China has developed its earliest legal system on foreign investment, i.e. the approval system along with the enactment of three laws on foreign investment from 1979 to 2016. In this period, China adopted strict approval rules for foreign investment. Under the supervision of the Ministry of Commerce, the period from 2016 to 2019 witnessed the gradual transformation from the approval system to a dual system of approval and filing. Namely, the setup and change of foreign-invested enterprises in the fields covered by the Negative List are still subject to the approval system, and those not covered by the Negative List are subject to the Filing System. Since the Foreign Investment Law and its Implementation Rules become effective on 1st Jan. 2020, and along with the release of "Foreign Investment Information Reporting Measure" jointly promulgated by the Ministry of Commerce and State Ministry for Market Regulation, China will adopt formally the information reporting system.

2. Changes of the supervision method by the commercial department under the foreign investment law?

The commercial department will change its supervision method under the current legal system for foreign investment since 1st Jan. 2020. The commercial department will no longer be responsible for approval and filing of setup and change of foreign-invested enterprises and it is no longer necessary for foreign invested enterprises to handle the setup and change with the commercial department. The foreign investor or foreign-invested enterprise only need to report the investment information in accordance with the "Reporting Method", and the commercial department will supervise the foreign investment through the investment information reported by the foreign invested enterprises.

3. What obligations does the foreign investor or foreign-invested enterprises have with regards to information reporting? What penalty they will face in they violate these rules?

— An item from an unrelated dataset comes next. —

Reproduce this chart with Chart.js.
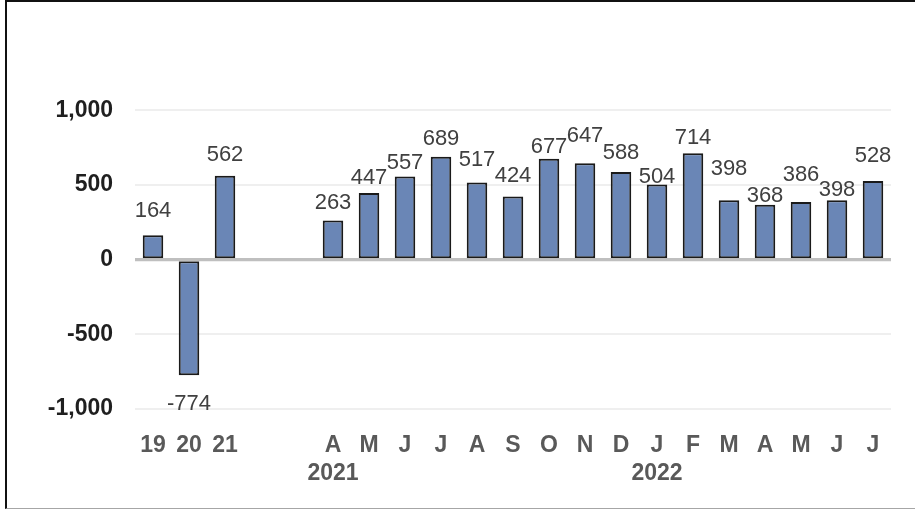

Foreign invested enterprises shall report the investment information to the commercial department through the Corporate Registration System and Corporate Credit Information Public Disclosure System, and the information reported shall be truthful, accurate and complete. The information report shall be divided to initial report, change report, cancellation report and annual report.

If a foreign invested enterprise violates the rule of reporting, the commercial department will request it to correct within 20 working days in accordance with the “Information Reporting Method”.  If it refuses to correct, it will be imposed a fine from RMB 100,000 to RMB 300,000. If it still fails to correct and has also some aggravating situations (like avoiding the reporting obligation, hiding the truthful information, providing misleading or wrong information, or the wrong information provided is related to Negative List, Investor or Actual Controller, or violates again within two years after the first penalty), it will be imposed a fine from RMB300,000 to RMB 500,000.

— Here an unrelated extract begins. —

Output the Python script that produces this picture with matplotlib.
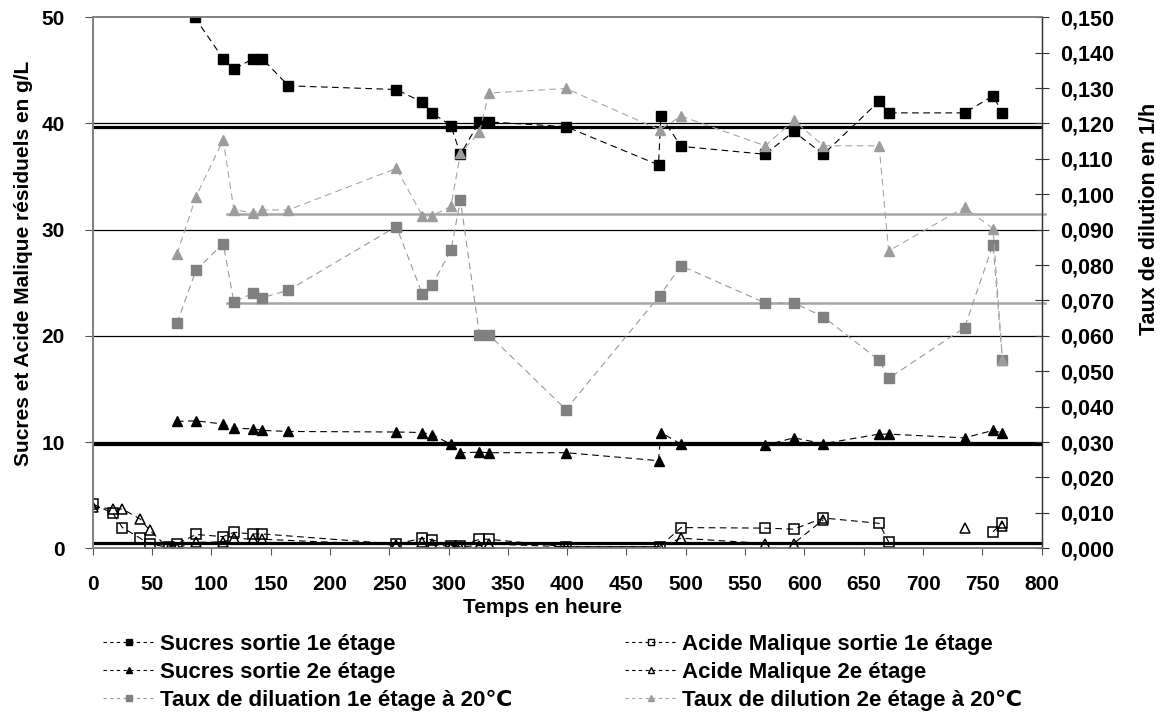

4. What is the transitional period for a foreign-invested enterprise? What penalty an enterprise will face after the transitional period if it fails to change its type and structure of organization?

 

Foreign invested enterprises that were set up in accordance with three investment laws before the implementation of "Foreign Investment Law" has a five-year transition period. Namely, they could adjust their original form and structure of organization in accordance with the Company Law and Partnership Law within five years after implementation of  the "Foreign Investment Law", and register properly such change. Anyway, it can still keep the original form and structure of organization. However, if it fails to finish and register the change of type and form of organization before 1st Jan. 2025, the Market Regulator will not handle other registrations that it might apply and will disclose such information to the public. It should be noted that a foreign-invested enterprise could keep the transfer method of equity or interests, distribution of residual property as agreed after adjustment of its form and structure of organization in accordance with the law.

5. Changes on the governance mode of foreign invested enterprises under the foreign investment law?

Although a foreign-invested enterprise has five years to change its form and structure of organization to comply with the Company Law, Partnership Law and other applicable laws and regulations after implementation of the Foreign Investment Law, we recommend that foreign invested enterprises make such adjustment and amendment ASAP to avoid conflict within existing legal requirements during corporate governance and daily operation.